Vegan month teaches poverty mitigation and planet preservation aside from diet

November has been declared as the World Vegan Month. By definition, a vegan is a follower of veganism, the practice of abstaining from the use of animal products, particularly in diet, as well as following an associated philosophy that rejects the commodity status of sentient animals. Thus, a vegan not only shuns animal, fish and dairy products in his or her diet but also in the clothes, accessories and shoes worn, and even in the cosmetics used and household products applied.

Across the world, the vegan campaign illustrates not only a movement defying animal “genocide” (the endless cycle of violence and pain inflicted by humans upon billions of cruelly treated livestock) but espouses environmentalism as well. Here are just some of the following scientific figures being discussed in vegan websites.

• Antibiotics in animal farms are killing humans.

The Plant Based Dietician online has cited a report by the Centers for Disease Control about antibiotics in animals killing humans. The CDC last year, as reported at the online SFGate, confirmed a link between routine use of antibiotics in livestock and growing bacterial resistance that is killing at least 23,000 people a year. The report is the first by the government to estimate how many people die annually of infections that no longer respond to antibiotics because of their overuse in people and animals. Along with the annual fatalities, the report estimated at least 2 million antibiotic-resistant infections occur each year. CDC Director Thomas Frieden said these are “minimal estimates” because they count only microbes that are resistant to multiple antibiotics and include only hospital infections, omitting cases from dialysis centers, nursing homes and other medical settings.

• Livestock affects forests, water reserves, climate.

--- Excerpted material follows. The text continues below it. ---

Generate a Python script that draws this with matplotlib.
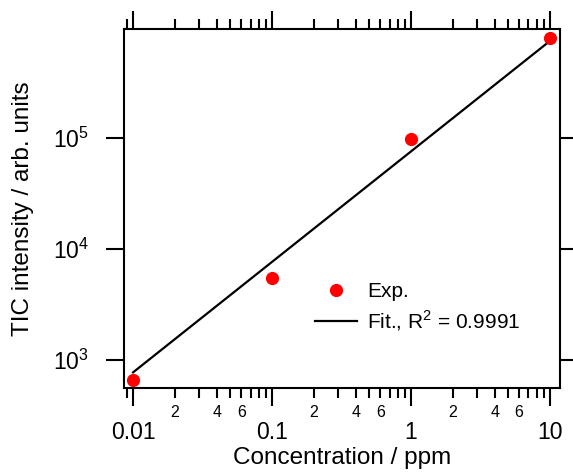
import matplotlib
matplotlib.use("Agg")
import matplotlib.pyplot as plt
from matplotlib.ticker import LogLocator, FuncFormatter, NullLocator
import numpy as np

plt.rcParams['font.family'] = ['Liberation Sans', 'DejaVu Sans']
plt.rcParams['mathtext.fontset'] = 'custom'
plt.rcParams['mathtext.rm'] = 'Liberation Sans'

# data
conc = [0.01, 0.1, 1, 10]
tic = [660, 5480, 98000, 790000]
fit_conc = [0.01, 10]
fit_tic = [775, 750000]

fig = plt.figure(figsize=(5.73, 4.72), dpi=100)
ax = fig.add_axes([124/573, 1 - 388/472, 436/573, 359/472])

ax.plot(fit_conc, fit_tic, color="black", lw=1.6, label="Fit., R$^2$ = 0.9991", zorder=2)
ax.plot(conc, tic, "o", color="red", ms=9.5, mec="none", label="Exp.", zorder=3)

ax.set_xscale("log")
ax.set_yscale("log")
ax.set_xlim(0.0086, 11.8)
ax.set_ylim(560, 960000)

for s in ax.spines.values():
    s.set_linewidth(1.5)

# x axis: major + minor ticks, labels on bottom only
ax.xaxis.set_major_locator(LogLocator(base=10, numticks=10))
ax.xaxis.set_minor_locator(LogLocator(base=10, subs=np.arange(2, 10), numticks=10))
ax.xaxis.set_major_formatter(FuncFormatter(lambda v, p: f"{v:g}"))

def minor_fmt(v, p):
    d = round(v / 10 ** np.floor(np.log10(v) + 1e-9))
    return str(d) if d in (2, 4, 6) else ""

ax.xaxis.set_minor_formatter(FuncFormatter(minor_fmt))
ax.tick_params(axis="x", which="major", direction="out", length=13, width=1.5,
               top=True, pad=11, labelsize=16.5)
ax.tick_params(axis="x", which="minor", direction="out", length=7, width=1.5,
               top=True, pad=5, labelsize=11.5)

# y axis: majors only, mirrored on right
ax.yaxis.set_major_locator(LogLocator(base=10, numticks=10))
ax.yaxis.set_minor_locator(NullLocator())
ax.yaxis.set_major_formatter(FuncFormatter(lambda v, p: r"$\mathregular{10^{%d}}$" % round(np.log10(v))))
ax.tick_params(axis="y", which="major", direction="out", length=13, width=1.5,
               right=True, pad=12, labelsize=16.5)

ax.set_xlabel("Concentration / ppm", fontsize=17.5, labelpad=2)
ax.set_ylabel("TIC intensity / arb. units", fontsize=17.5, labelpad=14)

handles, labels = ax.get_legend_handles_labels()
ax.legend(handles[::-1], labels[::-1], loc="lower left", bbox_to_anchor=(0.415, 0.125),
          frameon=False, fontsize=15, handlelength=2.0, handletextpad=0.5,
          labelspacing=0.35, borderpad=0)

fig.savefig("out.png", dpi=100)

Livestock farming now accounts for the use of 70 percent of the global freshwater and 38 percent of the world’s land-use conversion. Some 70 percent of the Amazon rainforest, in fact, has already been cleared for grazing and feed crop production. The “Livestock and Climate Change” published in the issue of World Watch magazine reported that livestock and their byproducts actually account for at least 32.6 billion tons of carbon dioxide per year, or 51 percent of annual worldwide GHG emissions. This is corroborated by a 2006 report showing that worldwide GHG is attributable to cattle, buffalo, sheep, goats, camels, pigs and poultry by up to 51 percent, citing an analysis performed by Robert Goodland, a former World Bank Group environmental adviser, with cowriter Jeff Anhang, an environmental specialist at the World Bank Group’s International Finance Corp.

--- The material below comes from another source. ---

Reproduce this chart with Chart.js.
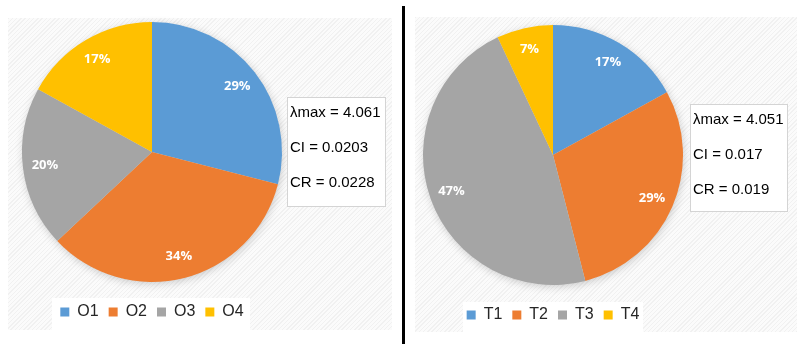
<!DOCTYPE html>
<html>
<head>
<meta charset="utf-8">
<script src="https://cdn.jsdelivr.net/npm/chart.js@4"></script>
<style>
    body { margin: 0; background: #fff; width: 807px; height: 359px; overflow: hidden; position: relative; font-family: "Liberation Sans", Arial, sans-serif; }
    .panel { position: absolute; background: repeating-linear-gradient(135deg, #f1f1f1 0px, #f1f1f1 1px, #fbfbfb 1px, #fbfbfb 3px); }
    .legendBg { position: absolute; background: #fff; }
    .info { position: absolute; background: #fff; border: 1px solid #d4d4d4; box-sizing: border-box; }
    .info div { position: absolute; left: 2px; top: -4px; line-height: 35px; font-size: 15px; color: #000; white-space: nowrap; }
    canvas { position: absolute; top: 0; }
    .divider { position: absolute; left: 402px; top: 6px; width: 3px; height: 338px; background: #000; }
</style>
</head>
<body>

<div class="panel" style="left:8px; top:18px; width:384px; height:312px;"></div>
<div class="legendBg" style="left:52px; top:298px; width:198px; height:32px;"></div>
<div class="panel" style="left:415px; top:17px; width:382px; height:315px;"></div>
<div class="legendBg" style="left:463px; top:302px; width:180px; height:30px;"></div>
<div class="divider"></div>

<canvas id="chartO" width="288" height="359" style="left:8px;"></canvas>
<canvas id="chartT" width="288" height="359" style="left:409px;"></canvas>

<div class="info" style="left:287px; top:97px; width:99px; height:110px;">
    <div id="infoO"></div>
</div>
<div class="info" style="left:690px; top:104px; width:98px; height:108px;">
    <div id="infoT"></div>
</div>

<script>
// ===== DATA =====
const labelsO = ["O1", "O2", "O3", "O4"];
const valuesO = [29, 34, 20, 17];
const statsO = ["λmax = 4.061", "CI = 0.0203", "CR = 0.0228"];

const labelsT = ["T1", "T2", "T3", "T4"];
const valuesT = [17, 29, 47, 7];
const statsT = ["λmax = 4.051", "CI = 0.017", "CR = 0.019"];

const colors = ["#5B9BD5", "#ED7D31", "#A5A5A5", "#FFC000"];

// shadow behind the pie
const pieShadow = {
    id: "pieShadow",
    beforeDatasetsDraw(chart) {
        const arc = chart.getDatasetMeta(0).data[0];
        if (!arc) return;
        const ctx = chart.ctx;
        ctx.save();
        ctx.shadowColor = "rgba(0,0,0,0.22)";
        ctx.shadowBlur = 10;
        ctx.shadowOffsetX = 1;
        ctx.shadowOffsetY = 2;
        ctx.fillStyle = "#ddd";
        ctx.beginPath();
        ctx.arc(arc.x, arc.y, arc.outerRadius - 1, 0, Math.PI * 2);
        ctx.fill();
        ctx.restore();
    }
};

// percent labels inside slices
const sliceLabels = {
    id: "sliceLabels",
    afterDatasetsDraw(chart) {
        const ctx = chart.ctx;
        const values = chart.data.datasets[0].data;
        ctx.save();
        ctx.fillStyle = "#fff";
        ctx.font = "bold 13px 'Open Sans', sans-serif";
        ctx.textAlign = "center";
        ctx.textBaseline = "middle";
        chart.getDatasetMeta(0).data.forEach((arc, i) => {
            const mid = (arc.startAngle + arc.endAngle) / 2;
            const r = arc.outerRadius * 0.83;
            ctx.fillText(values[i] + "%", arc.x + Math.cos(mid) * r, arc.y + Math.sin(mid) * r);
        });
        ctx.restore();
    }
};

function makePie(id, labels, values, padTop, padBottom) {
    return new Chart(document.getElementById(id).getContext("2d"), {
        type: "pie",
        data: {
            labels: labels,
            datasets: [{
                data: values,
                backgroundColor: colors,
                borderWidth: 0,
                radius: 130
            }]
        },
        options: {
            responsive: false,
            animation: false,
            devicePixelRatio: 1,
            layout: { padding: { top: padTop, bottom: padBottom } },
            plugins: {
                tooltip: { enabled: false },
                legend: {
                    position: "bottom",
                    labels: {
                        boxWidth: 9,
                        boxHeight: 9,
                        padding: 10,
                        color: "#262626",
                        font: { size: 16, family: "'Liberation Sans', Arial, sans-serif" }
                    }
                }
            }
        },
        plugins: [pieShadow, sliceLabels]
    });
}

makePie("chartO", labelsO, valuesO, 10, 29);
makePie("chartT", labelsT, valuesT, 13, 26);

document.getElementById("infoO").innerHTML = statsO.join("<br>");
document.getElementById("infoT").innerHTML = statsT.join("<br>");
</script>
</body>
</html>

Also, the book “Animal Science” of Dr. ME Ensminger, former chair of the Department of Animal Science at Washington State University, has this to say: “Is a quarter pound of hamburger worth a half ton of Brazil’s rainforest? Is 67 square feet of rainforest too much to pay for one hamburger? Should we form cattle pastures to produce hamburgers in the Amazon, or should we retain the rainforest and the natural environment? These and other similar questions are being asked too little and too late to preserve much of the great tropical rainforest of the Amazon and its environment. It took nature thousands of years to form the rainforest, but it took a mere 25 years for people to destroy much of it. And when a rainforest is gone, it’s gone forever.”

• Meat consumption has something to do with global poverty.

As more humans eat more animal products, more humans will actually be the poorer for it. Food experts have observed that the meat-eating habits of the wealthy around the world support a world food system that diverts food resources from the hungry. About one-third of the world’s total grain harvest is fed to cattle and other livestock, while as many as a billion people suffer from chronic hunger and malnutrition, according to Jeremy Rifkin in his book “Beyond Beef,” quoting data from the United States Department of Agriculture and the World Bank.

As the global population surges toward a predicted 9.1 billion people by 2050, Western tastes for diets rich in meat and dairy products are unsustainable, says the report from United Nations Environment Program’s (Unep) international panel of sustainable resource management. The Guardian quoted Prof. Edgar Hertwich, the lead author of the report, as saying: “Animal products cause more damage than (producing) construction minerals such as sand or cement, plastics or metals. Biomass and crops for animals are as damaging as (burning) fossil fuels.”